"@redcoatboom because every villain has a real human story. The best villains are relatable people. In my humble opinion."
The showrunner already has a track record for creating complicated, nuanced villains. Mona (Janel Parrish) created the A persona in order to take her power back from the people she believe made her life miserable. While the Liars may not have tortured Mona to the extent that Queen Bee Alison (Sasha Pieterse) did, they were still complicit in her bullying. Mona's actions as A were anything but justifiable, but it was still heartbreaking to hear the painful toll Alison's bullying took on Mona.

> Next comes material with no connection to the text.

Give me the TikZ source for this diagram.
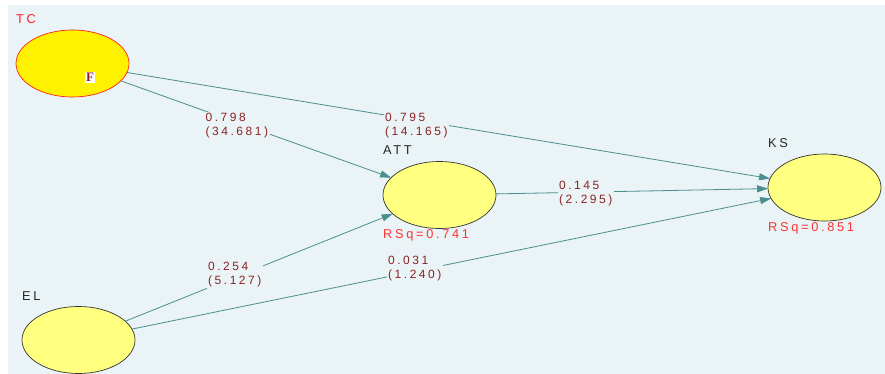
\documentclass[tikz,border=0pt]{standalone}
\usepackage{fontspec}
\setmainfont{Liberation Sans}
\newfontfamily\plsfont[LetterSpace=21]{Liberation Sans}
\newfontfamily\serifF{Liberation Serif}
\usetikzlibrary{shapes.geometric,arrows.meta}
\definecolor{bgc}{HTML}{EAF3F5}
\definecolor{edgec}{HTML}{4B8E8E}
\definecolor{labc}{HTML}{8B2323}
\definecolor{rsqc}{HTML}{FF3333}
\definecolor{tcred}{HTML}{FF2020}
\definecolor{lvfill}{HTML}{FFFF80}
\tikzset{
  lv/.style={ellipse, draw=black!80, fill=lvfill, line width=0.7pt, minimum width=113pt, minimum height=67pt, inner sep=0pt, outer sep=0pt},
  edge/.style={draw=edgec, line width=0.8pt, -{Triangle[length=11pt,width=7pt]}},
  coef/.style={font=\plsfont\fontsize{12}{14}\selectfont, text=labc, fill=bgc, align=left, anchor=west, inner sep=1.5pt},
  lvname/.style={font=\plsfont\fontsize{12.8}{14}\selectfont, anchor=west, inner sep=0pt},
}
\begin{document}
\begin{tikzpicture}[x=1pt,y=-1pt]
\useasboundingbox (0,0) rectangle (885,374);
\fill[bgc] (8,5) rectangle (885,374);
% latent variables
\node[lv, fill=yellow, draw=tcred] (TC) at (72.5,63.5) {};
\node[lv] (ATT) at (439.5,195) {};
\node[lv] (KS) at (824.5,187.5) {};
\node[lv] (EL) at (78.5,340) {};
% edges
\draw[edge] (TC) -- (ATT);
\draw[edge] (TC) -- (KS);
\draw[edge] (ATT) -- (KS);
\draw[edge] (EL) -- (ATT);
\draw[edge] (EL) -- (KS);
% coefficient labels
\node[coef] (cTCATT) at (204,126) {0.798\\(34.681)};
\node[coef] (cTCKS) at (383.5,126) {0.795\\(14.165)};
\node[coef] (cATTKS) at (557.5,193.5) {0.145\\(2.295)};
\node[coef] (cELATT) at (206.5,275) {0.254\\(5.127)};
\node[coef] (cELKS) at (386.5,268.5) {0.031\\(1.240)};
% names
\node[lvname, text=tcred] (nTC) at (16,19) {TC};
\node[lvname, text=black!85] (nATT) at (383,150) {ATT};
\node[lvname, text=black!85] (nKS) at (768,143.3) {KS};
\node[lvname, text=black!85] (nEL) at (22,296) {EL};
\node[lvname, text=rsqc] (rATT) at (383,235) {RSq=0.741};
\node[lvname, text=rsqc] (rKS) at (768,228.3) {RSq=0.851};
\node[fill=white, text=labc, inner sep=1pt, font=\serifF\bfseries\fontsize{13}{13}\selectfont] (F) at (90,77.5) {F};
\end{tikzpicture}
\end{document}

In a way, Alison's cruelty helped nourish the monster that Mona became when Mona donned that black hoodie.
Charlotte (Vanessa Ray) had a different motive for torturing the Liars — one that was a whole lot thinner than Mona's, if we're being honest here — but her backstory was definitely sad. Charlotte was born male, but wanted nothing more than to present female — something that her father Kenneth (Jim Abele) was vehemently opposed to. Kenneth even locked Charlotte away in Radley because he couldn't deal with his daughter's gender identity. Charlotte spent her years in Radley almost entirely alone, and hopped up on every medication possible. Sure, her terrible life wasn't an excuse for stealing the A game from Mona, but who wouldn't get bummed out by Charlotte's story?
When King says that the Uber A reveal might be "sad," she's not saying it will be excusable — only that the motives of the villain will come from a real, human place. Don't expect to take A's side at the end of the series finale, but maybe pack a few tissues just in case Uber A's backstory gets particularly weepy.